**Problem**: The line containing "at (1174, 58.5)" marks the end: quote every line from the start of the records below through it, word for word.

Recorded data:
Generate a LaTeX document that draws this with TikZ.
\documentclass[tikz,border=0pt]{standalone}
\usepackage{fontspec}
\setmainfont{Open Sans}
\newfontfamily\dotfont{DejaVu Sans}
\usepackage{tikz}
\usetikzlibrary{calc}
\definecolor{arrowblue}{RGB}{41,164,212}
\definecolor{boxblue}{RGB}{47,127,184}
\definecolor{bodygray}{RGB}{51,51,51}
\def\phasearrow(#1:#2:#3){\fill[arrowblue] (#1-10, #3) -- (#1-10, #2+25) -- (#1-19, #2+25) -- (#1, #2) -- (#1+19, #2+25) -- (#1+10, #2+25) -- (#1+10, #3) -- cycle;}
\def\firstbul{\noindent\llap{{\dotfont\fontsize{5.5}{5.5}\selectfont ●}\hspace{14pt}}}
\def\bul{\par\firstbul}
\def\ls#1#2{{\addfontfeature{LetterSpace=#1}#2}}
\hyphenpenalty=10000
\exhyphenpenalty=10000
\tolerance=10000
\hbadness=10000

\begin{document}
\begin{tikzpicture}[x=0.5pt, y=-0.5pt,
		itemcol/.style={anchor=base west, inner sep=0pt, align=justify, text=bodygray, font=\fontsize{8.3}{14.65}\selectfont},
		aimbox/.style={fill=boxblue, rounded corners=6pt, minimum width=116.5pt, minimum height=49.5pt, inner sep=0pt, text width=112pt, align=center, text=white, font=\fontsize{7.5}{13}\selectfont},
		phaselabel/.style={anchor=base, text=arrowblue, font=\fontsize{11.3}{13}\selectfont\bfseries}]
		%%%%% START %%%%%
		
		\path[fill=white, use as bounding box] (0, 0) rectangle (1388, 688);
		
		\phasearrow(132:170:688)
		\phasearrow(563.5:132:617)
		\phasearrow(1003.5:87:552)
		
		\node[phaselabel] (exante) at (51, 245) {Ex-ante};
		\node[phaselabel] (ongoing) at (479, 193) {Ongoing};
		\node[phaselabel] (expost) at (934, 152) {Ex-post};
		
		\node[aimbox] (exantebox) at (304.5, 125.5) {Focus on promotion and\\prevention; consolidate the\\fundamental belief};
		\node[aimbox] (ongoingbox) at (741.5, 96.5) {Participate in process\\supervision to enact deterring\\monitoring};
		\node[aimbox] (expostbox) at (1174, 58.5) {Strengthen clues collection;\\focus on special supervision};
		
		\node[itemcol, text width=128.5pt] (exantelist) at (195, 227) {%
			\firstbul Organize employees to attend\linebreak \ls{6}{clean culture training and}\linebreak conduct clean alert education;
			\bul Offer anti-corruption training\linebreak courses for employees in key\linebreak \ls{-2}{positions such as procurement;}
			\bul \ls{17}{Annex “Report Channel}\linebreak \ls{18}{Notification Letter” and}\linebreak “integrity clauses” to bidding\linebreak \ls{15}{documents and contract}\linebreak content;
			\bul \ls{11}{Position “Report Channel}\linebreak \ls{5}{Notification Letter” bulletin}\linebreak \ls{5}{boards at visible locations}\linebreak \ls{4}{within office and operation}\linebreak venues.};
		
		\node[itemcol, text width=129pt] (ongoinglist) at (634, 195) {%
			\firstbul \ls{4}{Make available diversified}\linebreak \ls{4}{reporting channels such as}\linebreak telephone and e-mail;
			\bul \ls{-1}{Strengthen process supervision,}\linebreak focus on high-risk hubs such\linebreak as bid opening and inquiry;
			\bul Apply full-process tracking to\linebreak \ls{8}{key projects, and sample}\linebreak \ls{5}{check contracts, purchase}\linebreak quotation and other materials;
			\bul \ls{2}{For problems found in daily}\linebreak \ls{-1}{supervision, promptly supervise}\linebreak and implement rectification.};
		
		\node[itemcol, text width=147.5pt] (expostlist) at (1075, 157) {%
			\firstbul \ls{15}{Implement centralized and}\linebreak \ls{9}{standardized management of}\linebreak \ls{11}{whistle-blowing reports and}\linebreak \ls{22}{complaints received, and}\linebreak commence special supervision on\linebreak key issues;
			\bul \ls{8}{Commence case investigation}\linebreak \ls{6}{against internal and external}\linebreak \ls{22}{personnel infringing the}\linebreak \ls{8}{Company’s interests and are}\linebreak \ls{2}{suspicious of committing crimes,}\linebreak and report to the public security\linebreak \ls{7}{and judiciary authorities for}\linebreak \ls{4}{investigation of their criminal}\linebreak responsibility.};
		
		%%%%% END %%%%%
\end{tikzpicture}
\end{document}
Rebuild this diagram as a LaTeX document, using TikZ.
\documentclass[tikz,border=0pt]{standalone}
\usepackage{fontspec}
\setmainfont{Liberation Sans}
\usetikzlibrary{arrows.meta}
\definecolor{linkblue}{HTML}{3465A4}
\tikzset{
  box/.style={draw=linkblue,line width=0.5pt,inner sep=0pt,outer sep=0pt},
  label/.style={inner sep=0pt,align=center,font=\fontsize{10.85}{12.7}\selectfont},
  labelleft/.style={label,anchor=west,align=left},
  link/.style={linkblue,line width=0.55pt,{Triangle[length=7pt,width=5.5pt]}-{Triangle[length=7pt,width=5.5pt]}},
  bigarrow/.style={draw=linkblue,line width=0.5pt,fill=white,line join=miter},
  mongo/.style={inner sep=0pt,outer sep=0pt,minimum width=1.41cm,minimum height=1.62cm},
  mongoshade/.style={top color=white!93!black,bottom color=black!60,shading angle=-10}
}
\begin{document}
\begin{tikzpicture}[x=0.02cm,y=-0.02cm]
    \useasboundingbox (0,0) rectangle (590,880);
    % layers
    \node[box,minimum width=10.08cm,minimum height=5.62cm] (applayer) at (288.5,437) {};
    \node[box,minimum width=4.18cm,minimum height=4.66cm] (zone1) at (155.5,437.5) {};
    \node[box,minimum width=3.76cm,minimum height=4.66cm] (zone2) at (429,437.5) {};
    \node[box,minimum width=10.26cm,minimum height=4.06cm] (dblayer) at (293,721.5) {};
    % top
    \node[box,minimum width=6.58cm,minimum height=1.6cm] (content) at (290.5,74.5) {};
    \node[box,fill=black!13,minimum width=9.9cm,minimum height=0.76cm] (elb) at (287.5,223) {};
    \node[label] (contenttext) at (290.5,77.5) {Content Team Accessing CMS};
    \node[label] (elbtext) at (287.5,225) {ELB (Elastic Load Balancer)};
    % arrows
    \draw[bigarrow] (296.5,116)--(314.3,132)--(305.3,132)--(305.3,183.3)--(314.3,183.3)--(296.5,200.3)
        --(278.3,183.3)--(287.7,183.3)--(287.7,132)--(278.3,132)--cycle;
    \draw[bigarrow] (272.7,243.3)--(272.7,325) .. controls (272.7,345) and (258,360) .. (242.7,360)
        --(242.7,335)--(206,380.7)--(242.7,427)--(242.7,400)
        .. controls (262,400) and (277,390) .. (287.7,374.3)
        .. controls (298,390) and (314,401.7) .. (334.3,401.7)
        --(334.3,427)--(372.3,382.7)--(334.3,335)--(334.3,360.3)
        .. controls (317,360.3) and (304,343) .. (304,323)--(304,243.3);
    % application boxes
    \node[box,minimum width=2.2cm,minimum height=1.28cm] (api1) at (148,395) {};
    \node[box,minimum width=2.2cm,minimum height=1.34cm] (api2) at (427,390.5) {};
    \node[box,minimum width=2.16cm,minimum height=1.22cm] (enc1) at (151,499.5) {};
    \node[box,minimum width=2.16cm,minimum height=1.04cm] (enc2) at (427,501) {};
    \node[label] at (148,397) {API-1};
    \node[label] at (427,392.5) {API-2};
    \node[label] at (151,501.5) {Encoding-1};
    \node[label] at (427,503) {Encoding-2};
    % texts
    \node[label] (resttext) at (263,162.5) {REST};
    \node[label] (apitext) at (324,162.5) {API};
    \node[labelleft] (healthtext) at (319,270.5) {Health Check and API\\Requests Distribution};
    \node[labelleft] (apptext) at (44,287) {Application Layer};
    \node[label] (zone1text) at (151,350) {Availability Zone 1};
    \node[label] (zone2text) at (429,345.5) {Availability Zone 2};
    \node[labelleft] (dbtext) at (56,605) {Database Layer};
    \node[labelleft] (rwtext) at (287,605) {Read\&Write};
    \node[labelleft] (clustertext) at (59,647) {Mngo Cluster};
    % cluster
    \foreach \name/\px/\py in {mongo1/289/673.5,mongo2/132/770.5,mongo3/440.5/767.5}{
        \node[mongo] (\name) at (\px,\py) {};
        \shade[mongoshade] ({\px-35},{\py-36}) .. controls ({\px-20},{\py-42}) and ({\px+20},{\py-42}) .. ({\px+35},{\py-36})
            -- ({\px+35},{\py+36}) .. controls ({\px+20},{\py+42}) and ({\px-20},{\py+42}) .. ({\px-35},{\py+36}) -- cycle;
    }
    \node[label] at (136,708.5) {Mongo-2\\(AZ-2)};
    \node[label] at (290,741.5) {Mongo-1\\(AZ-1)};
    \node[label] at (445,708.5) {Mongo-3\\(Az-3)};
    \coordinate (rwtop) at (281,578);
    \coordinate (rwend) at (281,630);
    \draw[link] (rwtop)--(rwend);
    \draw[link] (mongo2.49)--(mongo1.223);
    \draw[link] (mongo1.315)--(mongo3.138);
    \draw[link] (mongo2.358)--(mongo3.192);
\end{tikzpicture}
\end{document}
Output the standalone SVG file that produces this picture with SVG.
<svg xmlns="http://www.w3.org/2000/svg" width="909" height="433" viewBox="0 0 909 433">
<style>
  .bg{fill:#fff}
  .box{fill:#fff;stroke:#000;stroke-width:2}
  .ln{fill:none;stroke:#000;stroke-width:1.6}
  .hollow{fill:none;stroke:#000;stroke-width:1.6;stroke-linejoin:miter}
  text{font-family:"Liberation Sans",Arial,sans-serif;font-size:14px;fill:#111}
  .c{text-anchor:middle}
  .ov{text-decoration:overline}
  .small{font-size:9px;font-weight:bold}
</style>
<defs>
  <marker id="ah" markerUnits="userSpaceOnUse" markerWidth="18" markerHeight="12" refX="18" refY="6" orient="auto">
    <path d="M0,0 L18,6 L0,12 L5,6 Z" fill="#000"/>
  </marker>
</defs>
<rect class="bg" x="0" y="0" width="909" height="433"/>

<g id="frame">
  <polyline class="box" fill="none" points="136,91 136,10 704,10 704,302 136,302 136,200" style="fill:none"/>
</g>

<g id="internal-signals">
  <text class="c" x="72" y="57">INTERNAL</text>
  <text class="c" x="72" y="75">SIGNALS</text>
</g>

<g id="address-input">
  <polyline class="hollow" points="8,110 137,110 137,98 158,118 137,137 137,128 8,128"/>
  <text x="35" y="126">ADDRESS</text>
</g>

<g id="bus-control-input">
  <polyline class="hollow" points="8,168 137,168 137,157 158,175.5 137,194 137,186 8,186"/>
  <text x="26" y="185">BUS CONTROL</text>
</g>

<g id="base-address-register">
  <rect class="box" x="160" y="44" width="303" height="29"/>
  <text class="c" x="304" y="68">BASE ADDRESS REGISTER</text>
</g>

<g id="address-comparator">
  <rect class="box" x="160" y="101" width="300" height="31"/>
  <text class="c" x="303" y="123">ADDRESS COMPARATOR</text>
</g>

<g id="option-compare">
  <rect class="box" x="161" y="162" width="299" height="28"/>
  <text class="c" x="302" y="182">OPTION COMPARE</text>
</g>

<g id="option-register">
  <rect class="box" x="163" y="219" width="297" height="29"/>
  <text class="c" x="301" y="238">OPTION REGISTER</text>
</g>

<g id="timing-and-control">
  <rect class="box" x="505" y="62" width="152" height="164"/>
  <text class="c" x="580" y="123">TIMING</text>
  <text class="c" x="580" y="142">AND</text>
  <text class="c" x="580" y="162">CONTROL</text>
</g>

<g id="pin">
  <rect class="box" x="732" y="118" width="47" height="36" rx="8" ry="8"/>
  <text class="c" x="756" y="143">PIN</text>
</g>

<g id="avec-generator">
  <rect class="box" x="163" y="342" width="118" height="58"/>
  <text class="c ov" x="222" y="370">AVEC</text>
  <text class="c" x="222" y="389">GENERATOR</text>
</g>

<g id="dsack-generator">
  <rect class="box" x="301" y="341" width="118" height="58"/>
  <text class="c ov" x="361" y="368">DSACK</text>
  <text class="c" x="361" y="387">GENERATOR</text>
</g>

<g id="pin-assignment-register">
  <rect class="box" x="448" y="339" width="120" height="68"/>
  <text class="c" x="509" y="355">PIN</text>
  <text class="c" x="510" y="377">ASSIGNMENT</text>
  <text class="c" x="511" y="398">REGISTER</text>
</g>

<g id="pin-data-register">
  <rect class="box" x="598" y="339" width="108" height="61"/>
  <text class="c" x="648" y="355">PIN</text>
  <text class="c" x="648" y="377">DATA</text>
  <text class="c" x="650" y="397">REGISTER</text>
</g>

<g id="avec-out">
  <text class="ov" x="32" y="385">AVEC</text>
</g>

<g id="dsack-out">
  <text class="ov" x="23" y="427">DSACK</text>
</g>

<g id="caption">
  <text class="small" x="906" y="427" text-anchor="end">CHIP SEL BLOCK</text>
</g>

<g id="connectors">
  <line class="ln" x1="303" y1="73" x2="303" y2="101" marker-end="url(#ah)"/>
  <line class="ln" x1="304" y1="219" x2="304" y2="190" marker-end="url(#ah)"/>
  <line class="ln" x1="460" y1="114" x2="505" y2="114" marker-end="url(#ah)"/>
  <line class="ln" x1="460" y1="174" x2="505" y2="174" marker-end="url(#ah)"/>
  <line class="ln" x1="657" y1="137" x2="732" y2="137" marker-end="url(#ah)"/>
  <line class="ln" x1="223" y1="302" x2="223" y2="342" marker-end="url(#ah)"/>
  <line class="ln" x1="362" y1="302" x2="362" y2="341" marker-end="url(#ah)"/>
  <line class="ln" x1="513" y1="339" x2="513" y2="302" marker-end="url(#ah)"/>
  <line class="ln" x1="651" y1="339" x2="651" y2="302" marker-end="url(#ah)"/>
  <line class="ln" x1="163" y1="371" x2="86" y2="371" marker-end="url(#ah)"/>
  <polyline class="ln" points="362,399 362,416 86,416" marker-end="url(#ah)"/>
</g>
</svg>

**Task output**:
Generate a LaTeX document that draws this with TikZ.
\documentclass[tikz,border=0pt]{standalone}
\usepackage{fontspec}
\setmainfont{Open Sans}
\newfontfamily\dotfont{DejaVu Sans}
\usepackage{tikz}
\usetikzlibrary{calc}
\definecolor{arrowblue}{RGB}{41,164,212}
\definecolor{boxblue}{RGB}{47,127,184}
\definecolor{bodygray}{RGB}{51,51,51}
\def\phasearrow(#1:#2:#3){\fill[arrowblue] (#1-10, #3) -- (#1-10, #2+25) -- (#1-19, #2+25) -- (#1, #2) -- (#1+19, #2+25) -- (#1+10, #2+25) -- (#1+10, #3) -- cycle;}
\def\firstbul{\noindent\llap{{\dotfont\fontsize{5.5}{5.5}\selectfont ●}\hspace{14pt}}}
\def\bul{\par\firstbul}
\def\ls#1#2{{\addfontfeature{LetterSpace=#1}#2}}
\hyphenpenalty=10000
\exhyphenpenalty=10000
\tolerance=10000
\hbadness=10000

\begin{document}
\begin{tikzpicture}[x=0.5pt, y=-0.5pt,
		itemcol/.style={anchor=base west, inner sep=0pt, align=justify, text=bodygray, font=\fontsize{8.3}{14.65}\selectfont},
		aimbox/.style={fill=boxblue, rounded corners=6pt, minimum width=116.5pt, minimum height=49.5pt, inner sep=0pt, text width=112pt, align=center, text=white, font=\fontsize{7.5}{13}\selectfont},
		phaselabel/.style={anchor=base, text=arrowblue, font=\fontsize{11.3}{13}\selectfont\bfseries}]
		%%%%% START %%%%%
		
		\path[fill=white, use as bounding box] (0, 0) rectangle (1388, 688);
		
		\phasearrow(132:170:688)
		\phasearrow(563.5:132:617)
		\phasearrow(1003.5:87:552)
		
		\node[phaselabel] (exante) at (51, 245) {Ex-ante};
		\node[phaselabel] (ongoing) at (479, 193) {Ongoing};
		\node[phaselabel] (expost) at (934, 152) {Ex-post};
		
		\node[aimbox] (exantebox) at (304.5, 125.5) {Focus on promotion and\\prevention; consolidate the\\fundamental belief};
		\node[aimbox] (ongoingbox) at (741.5, 96.5) {Participate in process\\supervision to enact deterring\\monitoring};
		\node[aimbox] (expostbox) at (1174, 58.5) {Strengthen clues collection;\\focus on special supervision};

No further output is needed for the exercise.